Substituting $\vec{f}_{21} = -\vec{f}_{12}$ , we get: $W_{internal} = \vec{f}_{12} \cdot \vec{d}_1 - \vec{f}_{12} \cdot \vec{d}_2 = \vec{f}_{12} \cdot (\vec{d}_1 - \vec{d}_2) = \vec{f}_{12} \cdot \vec{d}_{rel}$ , where $\vec{d}_{rel} = \vec{d}_1 - \vec{d}_2$ is the relative displacement of body 1 with respect to body 2.

Kinetic friction always opposes the relative motion between surfaces. This means the kinetic friction force $\vec{f}_{12}$ on body 1 is always opposite to the relative velocity $\vec{v}_{rel} = \vec{v}_1 - \vec{v}_2$ . Since $\vec{v}_{rel}$ and $\vec{d}_{rel}$ are in the same direction, $\vec{f}_{12}$ is opposite to $\vec{d}_{rel}$ .

Therefore, the angle between $\vec{f}_{12}$ and $\vec{d}_{rel}$ is $180^\circ$ .

So, $\vec{f}_{12} \cdot \vec{d}_{rel} = f_{12} d_{rel} \cos(180^\circ) = -f_{12} d_{rel}$ .

Since $f_{12} > 0$ and $d_{rel} \ge 0$ , the work done $W_{internal}$ is always negative or zero (if no relative displacement).

Thus, statement (A) is correct.

(B) Work done by static friction may be positive, negative and zero.

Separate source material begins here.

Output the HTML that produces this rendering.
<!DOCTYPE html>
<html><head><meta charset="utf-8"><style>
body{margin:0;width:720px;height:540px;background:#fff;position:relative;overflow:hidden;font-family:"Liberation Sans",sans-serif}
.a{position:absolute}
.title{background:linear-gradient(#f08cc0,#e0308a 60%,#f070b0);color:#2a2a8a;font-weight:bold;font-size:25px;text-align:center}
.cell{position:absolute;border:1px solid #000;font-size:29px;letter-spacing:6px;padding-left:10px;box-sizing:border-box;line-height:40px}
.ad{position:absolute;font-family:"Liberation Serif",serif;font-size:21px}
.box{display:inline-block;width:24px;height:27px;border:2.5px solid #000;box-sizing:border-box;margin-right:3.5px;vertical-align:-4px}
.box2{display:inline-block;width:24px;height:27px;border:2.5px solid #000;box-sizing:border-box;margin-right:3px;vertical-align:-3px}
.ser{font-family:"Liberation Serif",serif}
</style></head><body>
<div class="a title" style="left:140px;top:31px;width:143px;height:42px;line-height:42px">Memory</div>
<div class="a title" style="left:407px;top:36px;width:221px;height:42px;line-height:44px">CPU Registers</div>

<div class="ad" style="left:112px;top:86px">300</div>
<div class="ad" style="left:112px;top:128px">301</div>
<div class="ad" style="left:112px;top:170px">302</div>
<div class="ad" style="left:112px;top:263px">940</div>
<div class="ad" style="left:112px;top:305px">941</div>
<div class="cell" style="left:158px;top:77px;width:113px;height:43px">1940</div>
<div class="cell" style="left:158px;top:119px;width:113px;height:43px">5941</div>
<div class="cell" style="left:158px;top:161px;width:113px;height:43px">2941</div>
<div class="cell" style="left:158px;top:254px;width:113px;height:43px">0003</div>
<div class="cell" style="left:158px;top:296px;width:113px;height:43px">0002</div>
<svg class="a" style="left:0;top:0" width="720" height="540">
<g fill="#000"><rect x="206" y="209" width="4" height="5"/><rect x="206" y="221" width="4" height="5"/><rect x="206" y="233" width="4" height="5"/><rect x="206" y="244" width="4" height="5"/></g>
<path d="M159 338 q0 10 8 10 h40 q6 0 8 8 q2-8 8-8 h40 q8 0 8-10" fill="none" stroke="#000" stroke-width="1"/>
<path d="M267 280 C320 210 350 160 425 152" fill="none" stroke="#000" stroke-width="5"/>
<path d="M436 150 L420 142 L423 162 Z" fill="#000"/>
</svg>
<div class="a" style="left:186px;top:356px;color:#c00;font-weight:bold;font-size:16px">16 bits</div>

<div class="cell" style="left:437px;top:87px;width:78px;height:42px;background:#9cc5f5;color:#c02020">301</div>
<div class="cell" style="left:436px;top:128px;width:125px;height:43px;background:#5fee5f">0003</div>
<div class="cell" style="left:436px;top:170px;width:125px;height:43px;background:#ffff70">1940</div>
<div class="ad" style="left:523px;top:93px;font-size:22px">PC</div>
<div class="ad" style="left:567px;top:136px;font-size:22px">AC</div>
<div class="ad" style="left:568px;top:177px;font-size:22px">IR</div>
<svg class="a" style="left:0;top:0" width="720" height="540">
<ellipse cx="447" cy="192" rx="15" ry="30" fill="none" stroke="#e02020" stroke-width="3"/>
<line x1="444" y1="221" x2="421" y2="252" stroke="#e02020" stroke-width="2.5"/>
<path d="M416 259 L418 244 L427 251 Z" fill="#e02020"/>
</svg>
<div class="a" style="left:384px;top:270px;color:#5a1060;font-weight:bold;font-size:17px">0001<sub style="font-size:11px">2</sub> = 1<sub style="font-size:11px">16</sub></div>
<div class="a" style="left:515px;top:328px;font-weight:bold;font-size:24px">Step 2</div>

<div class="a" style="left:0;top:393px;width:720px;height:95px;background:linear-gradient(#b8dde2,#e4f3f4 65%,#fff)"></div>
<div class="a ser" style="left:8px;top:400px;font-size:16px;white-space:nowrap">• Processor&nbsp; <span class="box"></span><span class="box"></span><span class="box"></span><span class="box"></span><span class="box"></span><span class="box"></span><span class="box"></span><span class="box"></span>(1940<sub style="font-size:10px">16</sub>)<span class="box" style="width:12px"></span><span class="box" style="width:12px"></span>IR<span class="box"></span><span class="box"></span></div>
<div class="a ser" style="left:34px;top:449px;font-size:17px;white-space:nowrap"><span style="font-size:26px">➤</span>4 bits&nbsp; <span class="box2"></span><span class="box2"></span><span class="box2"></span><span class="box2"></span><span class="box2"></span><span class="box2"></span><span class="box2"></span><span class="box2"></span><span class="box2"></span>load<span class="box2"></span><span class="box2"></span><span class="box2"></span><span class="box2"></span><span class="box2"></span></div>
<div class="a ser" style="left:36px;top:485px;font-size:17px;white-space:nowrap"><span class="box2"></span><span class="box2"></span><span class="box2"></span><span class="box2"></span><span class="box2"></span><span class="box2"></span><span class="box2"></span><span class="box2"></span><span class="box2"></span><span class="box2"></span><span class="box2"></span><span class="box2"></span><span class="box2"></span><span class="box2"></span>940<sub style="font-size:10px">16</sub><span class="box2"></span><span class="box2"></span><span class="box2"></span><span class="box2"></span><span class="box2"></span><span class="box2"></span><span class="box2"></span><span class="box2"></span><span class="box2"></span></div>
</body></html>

Zero Work: When a body is at rest on a surface, static friction acts but no displacement occurs, so work done is zero. For a wheel undergoing pure rolling, the point of contact with the ground is instantaneously at rest, so static friction at this point does no work.
Positive Work: When a person walks, static friction acts on their feet in the forward direction, propelling them forward. The displacement is in the same direction as the force, so work done is positive.
Negative Work: When a car applies brakes and the wheels are still rolling (not skidding), static friction acts on the wheels opposite to the direction of motion. The displacement is in the direction of motion, so work done is negative.

Thus, statement (B) is correct.

(C) If a particle moves in a straight line with constant acceleration under a constant force then power developed by this force varies linearly with displacement.

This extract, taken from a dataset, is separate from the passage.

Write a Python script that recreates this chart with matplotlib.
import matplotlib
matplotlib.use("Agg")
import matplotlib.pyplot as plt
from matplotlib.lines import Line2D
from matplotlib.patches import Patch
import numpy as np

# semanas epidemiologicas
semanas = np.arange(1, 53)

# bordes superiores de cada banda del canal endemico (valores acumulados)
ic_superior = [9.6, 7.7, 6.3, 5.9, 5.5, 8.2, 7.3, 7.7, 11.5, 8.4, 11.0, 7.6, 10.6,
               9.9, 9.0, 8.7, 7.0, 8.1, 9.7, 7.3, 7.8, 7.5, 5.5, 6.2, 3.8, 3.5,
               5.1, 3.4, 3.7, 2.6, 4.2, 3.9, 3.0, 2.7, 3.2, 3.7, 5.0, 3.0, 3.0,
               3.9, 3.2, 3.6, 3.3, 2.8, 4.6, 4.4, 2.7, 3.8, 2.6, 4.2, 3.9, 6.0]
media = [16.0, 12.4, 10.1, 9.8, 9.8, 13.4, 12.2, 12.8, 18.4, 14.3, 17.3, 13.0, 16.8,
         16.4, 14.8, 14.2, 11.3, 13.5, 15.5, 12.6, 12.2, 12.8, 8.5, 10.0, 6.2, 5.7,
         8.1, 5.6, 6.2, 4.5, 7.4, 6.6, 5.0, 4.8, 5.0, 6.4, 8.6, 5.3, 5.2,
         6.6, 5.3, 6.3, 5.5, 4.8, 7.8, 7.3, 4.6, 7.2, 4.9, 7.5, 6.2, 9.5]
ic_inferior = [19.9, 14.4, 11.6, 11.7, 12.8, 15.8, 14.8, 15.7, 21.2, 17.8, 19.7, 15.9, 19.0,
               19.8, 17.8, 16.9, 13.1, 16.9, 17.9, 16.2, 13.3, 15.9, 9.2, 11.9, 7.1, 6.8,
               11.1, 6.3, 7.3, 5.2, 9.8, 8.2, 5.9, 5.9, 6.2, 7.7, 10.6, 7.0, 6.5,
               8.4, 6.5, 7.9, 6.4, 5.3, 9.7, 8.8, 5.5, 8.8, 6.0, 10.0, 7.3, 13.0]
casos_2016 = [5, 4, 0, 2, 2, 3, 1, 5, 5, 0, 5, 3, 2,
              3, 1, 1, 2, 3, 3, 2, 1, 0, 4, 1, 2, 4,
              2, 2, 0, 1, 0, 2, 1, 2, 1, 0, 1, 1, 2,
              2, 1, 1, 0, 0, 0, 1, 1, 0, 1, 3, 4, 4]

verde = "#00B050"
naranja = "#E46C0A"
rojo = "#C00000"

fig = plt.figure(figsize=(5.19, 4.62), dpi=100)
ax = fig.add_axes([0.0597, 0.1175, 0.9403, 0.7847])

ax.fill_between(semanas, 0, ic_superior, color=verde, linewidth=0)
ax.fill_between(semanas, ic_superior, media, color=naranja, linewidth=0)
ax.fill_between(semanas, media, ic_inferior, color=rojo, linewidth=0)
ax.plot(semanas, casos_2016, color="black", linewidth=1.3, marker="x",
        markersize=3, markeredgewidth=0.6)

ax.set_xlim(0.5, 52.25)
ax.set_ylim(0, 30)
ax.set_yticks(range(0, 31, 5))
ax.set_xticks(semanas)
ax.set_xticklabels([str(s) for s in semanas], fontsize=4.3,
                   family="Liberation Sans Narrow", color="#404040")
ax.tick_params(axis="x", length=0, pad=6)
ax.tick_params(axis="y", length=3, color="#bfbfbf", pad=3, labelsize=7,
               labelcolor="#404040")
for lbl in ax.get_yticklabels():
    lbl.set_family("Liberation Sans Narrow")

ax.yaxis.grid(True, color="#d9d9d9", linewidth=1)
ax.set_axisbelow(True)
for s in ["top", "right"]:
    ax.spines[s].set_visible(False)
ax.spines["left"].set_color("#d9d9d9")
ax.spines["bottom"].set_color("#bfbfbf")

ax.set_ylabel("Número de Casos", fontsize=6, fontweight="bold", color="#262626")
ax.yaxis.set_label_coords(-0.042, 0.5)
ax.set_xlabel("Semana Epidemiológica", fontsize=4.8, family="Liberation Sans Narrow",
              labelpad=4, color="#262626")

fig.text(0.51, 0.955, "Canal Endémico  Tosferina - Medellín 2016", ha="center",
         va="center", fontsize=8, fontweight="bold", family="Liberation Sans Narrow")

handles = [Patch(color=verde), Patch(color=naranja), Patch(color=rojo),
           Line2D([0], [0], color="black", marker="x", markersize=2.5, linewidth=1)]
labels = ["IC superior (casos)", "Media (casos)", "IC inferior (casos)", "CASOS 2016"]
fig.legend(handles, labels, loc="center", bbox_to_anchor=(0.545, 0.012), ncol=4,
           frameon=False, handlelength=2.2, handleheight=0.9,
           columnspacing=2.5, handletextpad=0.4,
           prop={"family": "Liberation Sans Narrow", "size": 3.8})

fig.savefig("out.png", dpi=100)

Let the constant force be $F$ . Since the acceleration is constant, let it be $a$ .

The power developed by the force is $P = Fv$ , where $v$ is the instantaneous velocity.

For constant acceleration, we have the kinematic equation $v^2 = u^2 + 2as$ , where $u$ is the initial velocity and $s$ is the displacement.

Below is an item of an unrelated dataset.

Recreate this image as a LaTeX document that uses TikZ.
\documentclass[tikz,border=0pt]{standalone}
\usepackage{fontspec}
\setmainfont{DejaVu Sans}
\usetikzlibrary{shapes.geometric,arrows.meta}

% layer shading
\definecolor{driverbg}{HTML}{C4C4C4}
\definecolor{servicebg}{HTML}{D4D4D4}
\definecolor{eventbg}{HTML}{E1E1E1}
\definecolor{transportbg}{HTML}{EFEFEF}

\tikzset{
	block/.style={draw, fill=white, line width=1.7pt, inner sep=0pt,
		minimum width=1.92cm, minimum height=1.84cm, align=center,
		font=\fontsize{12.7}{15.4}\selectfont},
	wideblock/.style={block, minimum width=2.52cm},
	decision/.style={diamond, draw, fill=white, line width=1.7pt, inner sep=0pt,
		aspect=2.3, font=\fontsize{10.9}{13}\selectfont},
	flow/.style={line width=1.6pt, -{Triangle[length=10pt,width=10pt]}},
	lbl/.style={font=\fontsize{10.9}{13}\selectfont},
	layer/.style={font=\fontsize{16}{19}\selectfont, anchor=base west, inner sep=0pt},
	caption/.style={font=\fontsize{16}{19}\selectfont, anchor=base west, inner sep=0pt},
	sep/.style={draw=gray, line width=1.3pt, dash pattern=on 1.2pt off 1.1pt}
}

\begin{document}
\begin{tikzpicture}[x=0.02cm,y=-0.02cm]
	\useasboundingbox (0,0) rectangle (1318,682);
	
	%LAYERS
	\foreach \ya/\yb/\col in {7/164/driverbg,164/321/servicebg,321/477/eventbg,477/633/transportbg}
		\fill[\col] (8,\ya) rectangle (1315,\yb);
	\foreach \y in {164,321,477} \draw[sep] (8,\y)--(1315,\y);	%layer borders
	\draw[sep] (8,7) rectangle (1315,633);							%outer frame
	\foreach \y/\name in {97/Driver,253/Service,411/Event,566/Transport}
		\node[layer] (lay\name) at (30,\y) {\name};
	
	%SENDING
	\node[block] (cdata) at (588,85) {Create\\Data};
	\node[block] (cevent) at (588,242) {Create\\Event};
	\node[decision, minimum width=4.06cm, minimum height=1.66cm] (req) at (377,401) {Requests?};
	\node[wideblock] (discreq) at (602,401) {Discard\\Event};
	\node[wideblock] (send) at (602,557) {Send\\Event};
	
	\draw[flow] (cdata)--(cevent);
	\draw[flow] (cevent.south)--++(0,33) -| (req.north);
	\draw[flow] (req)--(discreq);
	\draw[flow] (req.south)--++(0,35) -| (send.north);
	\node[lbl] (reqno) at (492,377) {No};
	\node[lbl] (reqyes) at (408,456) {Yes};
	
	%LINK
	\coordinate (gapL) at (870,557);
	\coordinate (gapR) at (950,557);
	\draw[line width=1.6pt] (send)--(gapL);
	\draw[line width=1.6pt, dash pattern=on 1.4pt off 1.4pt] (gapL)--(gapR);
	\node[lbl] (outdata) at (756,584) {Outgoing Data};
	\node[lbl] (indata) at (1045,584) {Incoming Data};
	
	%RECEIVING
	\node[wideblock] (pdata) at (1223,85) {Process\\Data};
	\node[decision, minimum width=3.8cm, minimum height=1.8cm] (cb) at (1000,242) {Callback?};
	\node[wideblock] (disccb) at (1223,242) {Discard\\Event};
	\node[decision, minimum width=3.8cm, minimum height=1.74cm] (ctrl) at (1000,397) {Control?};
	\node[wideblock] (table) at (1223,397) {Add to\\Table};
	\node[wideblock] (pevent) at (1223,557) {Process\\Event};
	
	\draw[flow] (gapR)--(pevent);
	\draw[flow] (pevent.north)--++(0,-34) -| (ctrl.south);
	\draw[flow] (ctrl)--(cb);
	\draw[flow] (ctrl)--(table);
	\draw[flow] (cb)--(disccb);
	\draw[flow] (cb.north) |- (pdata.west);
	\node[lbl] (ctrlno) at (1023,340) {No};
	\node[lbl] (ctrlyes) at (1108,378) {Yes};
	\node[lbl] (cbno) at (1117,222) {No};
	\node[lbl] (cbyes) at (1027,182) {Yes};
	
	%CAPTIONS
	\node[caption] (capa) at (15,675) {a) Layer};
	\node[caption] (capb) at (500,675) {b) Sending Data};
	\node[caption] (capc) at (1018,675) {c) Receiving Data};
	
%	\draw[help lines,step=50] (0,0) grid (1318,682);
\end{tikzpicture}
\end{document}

From this, $v = \sqrt{u^2 + 2as}$ .

Substituting this into the power equation: $P = F\sqrt{u^2 + 2as}$ .

This relationship is not linear with displacement $s$ . It varies as the square root of a linear function of $s$ .

For instance, if $u=0$ , then $P = F\sqrt{2as} = (F\sqrt{2a})\sqrt{s}$ , which shows $P \propto \sqrt{s}$ . This is not linear.

Thus, statement (C) is incorrect.

(Note: Power varies linearly with time: $P = F(u+at) = Fu + Fat$ .)

(D) If kinetic energy of particle moving in straight line is proportional to time then magnitude of force acting on particle is inversely proportional to speed of particle.

Given that kinetic energy $K$ is proportional to time $t$ : $K = ct$ , where $c$ is a constant.

The power developed by the net force acting on the particle is $P = \frac{dK}{dt}$ .

$P = \frac{d}{dt}(ct) = c$ .

So, the power developed is constant.

Also, power is related to force and velocity by $P = Fv$ (since the particle moves in a straight line, and we consider the component of force along the velocity).

Since $P = c$ (constant), we have $Fv = c$ .

Therefore, the magnitude of the force $F = \frac{c}{v}$ .

This shows that the magnitude of the force is inversely proportional to the speed of the particle ( $F \propto \frac{1}{v}$ ).

Thus, statement (D) is correct.

Based on the analysis, statements (A), (B), and (D) are correct.